WOOD SINK - AN UNUSUALLY LONG TRACER TEST WITHIN THE DAVIS SPRING BASIN


TUDEK, John, Department of Geology and Geography, West Virginia University, 330 Brooks Hall, Morgantown, WV 26506-6300, hewhocaves@gmail.com

The 190 km2 Davis Spring Drainage basin in Greenbrier County, West Virginia is one of the largest karst basins in WV. Its resurgence, Davis Spring, is the largest spring in the state by discharge. A mature karst topography has developed in this area. Several large, integrated cave systems feed this spring from as far away as 21km. This area is underlain by the Greenbrier Group, consisting of more than 400m of Mississippian carbonates.
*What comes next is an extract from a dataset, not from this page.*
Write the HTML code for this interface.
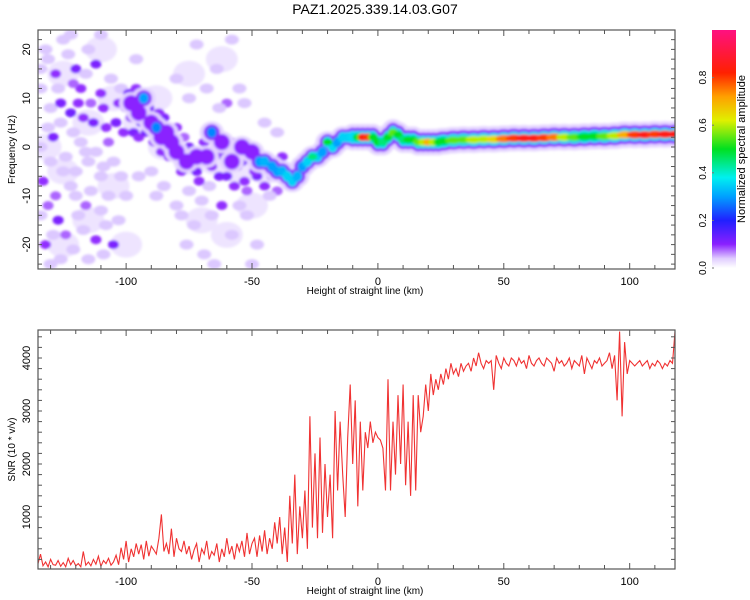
<!DOCTYPE html>
<html><head><meta charset="utf-8"><style>
body{margin:0;background:#fff;}
svg{display:block;font-family:"Liberation Sans",sans-serif;}
</style></head><body>
<svg id="c" width="750" height="600" viewBox="0 0 750 600">
<defs>
<clipPath id="cp1"><rect x="38" y="30" width="637" height="239"/></clipPath>
<clipPath id="cp2"><rect x="38" y="330" width="637" height="239"/></clipPath>
<filter id="bl" x="-20%" y="-20%" width="140%" height="140%"><feGaussianBlur stdDeviation="1.3"/></filter>
<linearGradient id="cbg" x1="0" y1="1" x2="0" y2="0">
<stop offset="0" stop-color="#ffffff"/><stop offset="0.04" stop-color="#e0ccff"/><stop offset="0.1" stop-color="#8a20ff"/>
<stop offset="0.2" stop-color="#2020ff"/><stop offset="0.3" stop-color="#00a0ff"/><stop offset="0.38" stop-color="#00f0f0"/>
<stop offset="0.5" stop-color="#00e020"/><stop offset="0.62" stop-color="#e0f000"/><stop offset="0.72" stop-color="#ffa000"/>
<stop offset="0.82" stop-color="#ff2000"/><stop offset="1" stop-color="#ff1080"/>
</linearGradient>
</defs>
<text x="375" y="14" text-anchor="middle" font-size="14">PAZ1.2025.339.14.03.G07</text>
<g id="heat" clip-path="url(#cp1)"></g>
<g id="ax1"></g>
<rect x="712" y="30" width="24" height="238" fill="url(#cbg)"/>
<g id="cb"></g>
<text transform="translate(745,149) rotate(-90)" text-anchor="middle" font-size="11">Normalized spectral amplitude</text>
<g id="line2" clip-path="url(#cp2)"></g>
<g id="ax2"></g>
</svg>
<script>
const snrX0 = -135;
const snrValues = [
120,300,80,150,60,200,100,90,180,70,
140,60,220,100,180,80,120,60,350,90,
150,80,200,110,260,70,180,120,220,90,
150,280,100,420,200,550,150,400,250,500,
300,480,200,550,260,450,380,300,600,1050,
350,500,300,780,250,600,400,350,550,300,
450,200,380,500,150,400,300,550,200,350,
280,500,150,400,250,600,300,450,200,500,
350,550,250,700,300,500,600,250,650,350,
750,300,600,400,900,500,1000,300,800,150,
1400,500,1800,300,1200,600,1500,400,2900,800,
2200,600,2500,700,2000,1000,1800,600,3000,1500,
2800,1800,1000,2500,3500,2000,3200,1200,2800,1500,
2600,2300,2800,2400,2600,2500,2450,2300,1500,3600,
1500,2800,1800,3300,2000,3500,1600,2800,1400,3300,
1500,3300,2600,2900,3500,3000,3700,3300,3600,3400,
3700,3500,3800,3600,3900,3700,3800,3650,3900,3750,
3850,3900,3750,4000,3850,4100,3900,3800,3950,3900,
3950,3400,4050,3900,3800,4000,3900,3850,4000,3950,
3850,4000,3900,3950,3800,4050,3900,3850,3950,4000,
3900,3850,4000,3950,3900,3750,4000,3900,3950,3850,
3900,4000,3800,3950,3900,3850,4050,3700,4000,3900,
3800,3950,3900,4000,3850,3900,3950,4100,3800,4050,
3200,4500,2900,4300,3700,3950,3900,3850,3900,3950,
3850,3900,3950,3800,3900,3850,3950,3900,3800,3900,
3850,3950,3900,4500];
const ridgeX = [-98,-95,-93,-90,-88,-86,-84,-82,-80,-76,-72,-68,-66,-62,-58,-54,-50,-47,-45,-42,-40,-38,-36,-34,-32,-30,-28,-26,-24,-22,-20,-18,-16,-14,-12,-10,-8,-6,-4,-2,0,2,4,6,8,10,12,14,16,18,20,22,24,26,30,34,38,42,46,50,54,58,62,66,70,74,78,82,86,90,94,98,102,106,110,114,118];
const ridgeF = [9,7,10,5,4,2,3,1,-1,-3,-2,-2,3,1,-3,0,-1,-3,-3,-4,-5,-5,-6,-7,-6,-4,-3,-2,-2,-1,1,0,1,2,2,2,2,2,2,2,1,1,2,3,2.5,1.5,1.5,1.5,1,1,1,1,1,1.2,1.4,1.5,1.5,1.6,1.6,1.7,1.8,1.8,1.8,1.9,2,2,2,2.1,2.2,2.2,2.3,2.5,2.5,2.5,2.6,2.6,2.6];
const ridgeA = [.13,.15,.3,.15,.28,.15,.13,.15,.2,.13,.15,.13,.28,.13,.13,.15,.2,.3,.32,.3,.3,.32,.35,.35,.32,.3,.35,.45,.35,.3,.5,.4,.3,.35,.35,.4,.5,.85,.8,.5,.5,.45,.5,.55,.5,.45,.5,.5,.55,.6,.7,.6,.5,.5,.55,.55,.6,.6,.65,.75,.8,.85,.85,.8,.75,.6,.55,.5,.5,.55,.6,.7,.8,.85,.8,.85,.85];
const hazeX = [-125,-115,-125,-115,-125,-105,-105,-95,-85,-75,-65,-55,-45,-70,-60,-75,-62,-132,-110,-100,-88,-50];
const hazeF = [15,5,-5,-15,-20,10,-8,5,0,-3,-3,-5,-5,-15,-18,15,18,0,20,-20,10,-12];
const blobX = [-132,-128,-125,-120,-118,-115,-112,-110,-106,-130,-126,-122,-117,-113,-108,-104,-134,-129,-124,-118,-112,-105,-133,-128,-122,-116,-110,-127,-124,-119,-112,-105,-132,-130,-115,-108,-100,-102,-96,-134,-130,-120,-115,
-100,-97,-94,-91,-89,-85,-83,-80,-78,-75,-72,-70,-66,-63,-61,-58,-56,-53,-50,-48,-45,-42,-40,-38,-62,-60,-67,-75,-80,-85,-90,
-73,-69,-58,-52,-48,-64,-58,-72,-80,-55,-45,-40,-65,-76,-50,
-131,-127,-123,-121,-119,-116,-114,-109,-107,-103,-101,-99,-96,-131,-126,-121,-116,-109,-131,-125,-120,-114,-107,-102,-129,-121,-117,-110,-103,-126,-109,-134,-134,-122,-110,
-98,-95,-92,-87,-86,-82,-79,-77,-74,-71,-69,-64,-60,-57,-54,-52,-49,-46,-43,-41,-55,-66,-70,-78,-88,-95,-63,-68,-75,-53];
const blobF = [20,15,22,16,12,20,17,11,14,8,9,7,6,5,4,5,0,2,-2,1,-1,-3,-7,-10,-8,-12,-6,-15,-18,-14,-19,-20,-20,-24,-23,-16,-10,12,18,12,-3,-5,-3,
8,3,5,8,1,6,-2,4,-5,0,-5,-1,-4,-6,-2,1,-4,-7,-2,-6,-8,-6,-9,-2,-12,9,-8,-9,-12,-8,-5,
-16,-22,-18,-14,-20,16,22,21,14,12,5,3,-24,-20,-24,
18,12,19,13,9,15,9,8,1,9,3,11,12,4,5,3,-1,-4,-12,-5,-10,-9,-10,-6,-18,-21,-17,-13,-15,-23,-22,-14,16,23,23,
6,2,3,7,-1,2,-2,2,-3,-7,1,-1,-6,-8,-3,-9,-5,-2,-10,-3,-12,-14,-11,-14,-10,-6,8,12,10,9];
const blobA = [.05,.1,.05,.12,.1,.06,.12,.1,.05,.06,.12,.13,.1,.12,.1,.12,.06,.12,.05,.06,.05,.06,.1,.08,.06,.08,.05,.12,.08,.06,.1,.12,.1,.06,.05,.05,.05,.05,.04,.05,.05,.05,.04,
.12,.12,.14,.12,.1,.12,.1,.1,.1,.12,.12,.12,.1,.12,.12,.1,.12,.1,.12,.12,.1,.12,.08,.1,.1,.08,.06,.05,.05,.04,.04,
.04,.05,.05,.04,.04,.04,.05,.04,.04,.04,.04,.03,.04,.04,.04,
.04,.06,.04,.08,.1,.04,.08,.1,.08,.1,.1,.12,.1,.04,.05,.04,.04,.04,.08,.05,.04,.05,.04,.04,.06,.05,.05,.05,.04,.04,.06,.05,.04,.04,.04,
.1,.1,.12,.1,.1,.12,.1,.08,.1,.1,.1,.1,.12,.1,.12,.08,.1,.12,.06,.1,.05,.05,.05,.04,.04,.04,.05,.04,.04,.04];
const xTicks1 = [-100,-50,0,50,100];
const yTicks1 = [20,10,0,-10,-20];
const yTicks2 = [1000,2000,3000,4000];
const cbTicks = [0.0,0.2,0.4,0.6,0.8];

const NS='http://www.w3.org/2000/svg';
function mk(tag,attrs,parent){const e=document.createElementNS(NS,tag);for(const k in attrs)e.setAttribute(k,attrs[k]);parent.appendChild(e);return e;}
const X=v=>38+(v+135)*(637/253);
const Y1=f=>147-f*4.88;
const Y2=s=>570-s*0.053;
const CB=a=>268-a*238/1.0;
const stops=[[0,[255,255,255]],[.04,[224,204,255]],[.1,[138,32,255]],[.2,[32,32,255]],[.3,[0,160,255]],[.38,[0,240,240]],[.5,[0,224,32]],[.62,[224,240,0]],[.72,[255,160,0]],[.82,[255,32,0]],[1,[255,16,128]]];
function cmap(a){for(let i=1;i<stops.length;i++){if(a<=stops[i][0]){const[t0,c0]=stops[i-1],[t1,c1]=stops[i];const t=(a-t0)/(t1-t0);return 'rgb('+c0.map((v,j)=>Math.round(v+(c1[j]-v)*t)).join(',')+')';}}return 'rgb(255,16,128)';}

const heat=document.getElementById('heat');
const hg=mk('g',{filter:'url(#bl)'},heat);
for(let i=0;i<hazeX.length;i++){
  const e=mk('ellipse',{cx:X(hazeX[i]),cy:Y1(hazeF[i]),rx:16,ry:13,fill:'#eee4ff'},hg);
  
  
}
for(let i=0;i<blobX.length;i++){
  const a=blobA[i];
  const light=a<.07;
  const e=mk('ellipse',{cx:X(blobX[i]),cy:Y1(blobF[i]),rx:light?7:5.5,ry:light?5:4.5,fill:light?'#dcc8ff':cmap(a*0.95)},hg);
  
  
}
const layers=[[0,12,11,'#e4d4ff'],[0.1,8,8,'#8a20ff'],[0.28,5,5.5,null],[0.45,5,3.2,'top']];
layers.forEach(([th,rx,ry,col])=>{
  for(let i=0;i<ridgeX.length;i++){
    const a=ridgeA[i];
    if(a<th)continue;
    let fill=col;
    if(col===null)fill=cmap(Math.min(a,0.36));
    else if(col==='top')fill=cmap(a);
    const flat=ridgeX[i]>-12;
    const e=mk('ellipse',{cx:X(ridgeX[i]),cy:Y1(ridgeF[i]),rx:ridgeX[i]>24?rx*1.6:rx,ry:flat?ry*1.2:ry,fill:fill},hg);
    
    
  }
});

function axes(g,y0,y1,yt,Yf,yMinor,yMin,yMax,ylabel){
  mk('rect',{x:38,y:y0,width:637,height:y1-y0,fill:'none',stroke:'#555','stroke-width':1.2},g);
  for(let v=-130;v<=118;v+=10){const x=X(v);const L=v%50===0?6:4;
    mk('line',{x1:x,x2:x,y1:y1,y2:y1-L,stroke:'#555'},g);mk('line',{x1:x,x2:x,y1:y0,y2:y0+L,stroke:'#555'},g);}
  xTicks1.forEach(v=>{const t=mk('text',{x:X(v),y:y1+16,'text-anchor':'middle','font-size':11},g);t.textContent=v;
    });
  for(let v=yMin;v<=yMax;v+=yMinor){const y=Yf(v);if(y<y0||y>y1)continue;
    mk('line',{x1:38,x2:42,y1:y,y2:y,stroke:'#555'},g);mk('line',{x1:675,x2:671,y1:y,y2:y,stroke:'#555'},g);}
  yt.forEach(v=>{const y=Yf(v);const t=mk('text',{transform:`translate(30,${y}) rotate(-90)`,'text-anchor':'middle','font-size':11},g);t.textContent=v;
    });
  const xl=mk('text',{x:365,y:y1+25,'text-anchor':'middle','font-size':10},g);xl.textContent='Height of straight line (km)';
  
  const yl=mk('text',{transform:`translate(15,${(y0+y1)/2}) rotate(-90)`,'text-anchor':'middle','font-size':10},g);yl.textContent=ylabel;
  
}
axes(document.getElementById('ax1'),30,269,yTicks1,Y1,2,-24,24,'Frequency (Hz)');
axes(document.getElementById('ax2'),330,569,yTicks2,Y2,200,200,4400,'SNR (10 * v/v)');

const cb=document.getElementById('cb');
cbTicks.forEach(v=>{const y=CB(v);const t=mk('text',{transform:`translate(706,${y}) rotate(-90)`,'text-anchor':'middle','font-size':10},cb);t.textContent=v.toFixed(1);
  
  mk('line',{x1:712,x2:714,y1:y,y2:y,stroke:'#777'},cb);});

const pts=snrValues.map((s,i)=>X(snrX0+i).toFixed(1)+','+Y2(s).toFixed(1)).join(' ');
const pl=mk('polyline',{points:pts,fill:'none',stroke:'#f03232','stroke-width':1.1},document.getElementById('line2'));


</script>
</body></html>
The drainage basin is flat to gently dipping to the northwest, except near local structure where dip can increase to nearly vertical. Long north-south folds and reverse faults cross the basin, hindering development of one regional cave system.

Field work in 2008-2009 to further understand the dynamics of the basin uncovered an unusual set of tracer tests. Tests performed at Wood Sink, a small swallet to a perennial stream only 4.8km from Davis Spring took more than 2 months to reach the resurgence. Tracer travel times from the farthest reaches of the basin under similar hydrological conditions took less than a month to reach the resurgence.

While lack of data precludes a definitive answer to this unusually long travel time, evidence points to a combination of stratigraphic and structural conditions which preclude quick tracer movement. Of particular interest is the placement of the Taggard Shale, a 15m layer subdividing the Greenbrier into a nearly equal upper and lower sequence. The Taggard acts as an aquiclude, and is almost never breached by passage development in this region. Reverse faulting in the area also tend to terminate cave development, as evidenced in several nearby caves. Consequently, far from being an anomaly, the long Wood Sink tracer times are a reaffirmation of regional principles of conduit development as seen elsewhere in the region.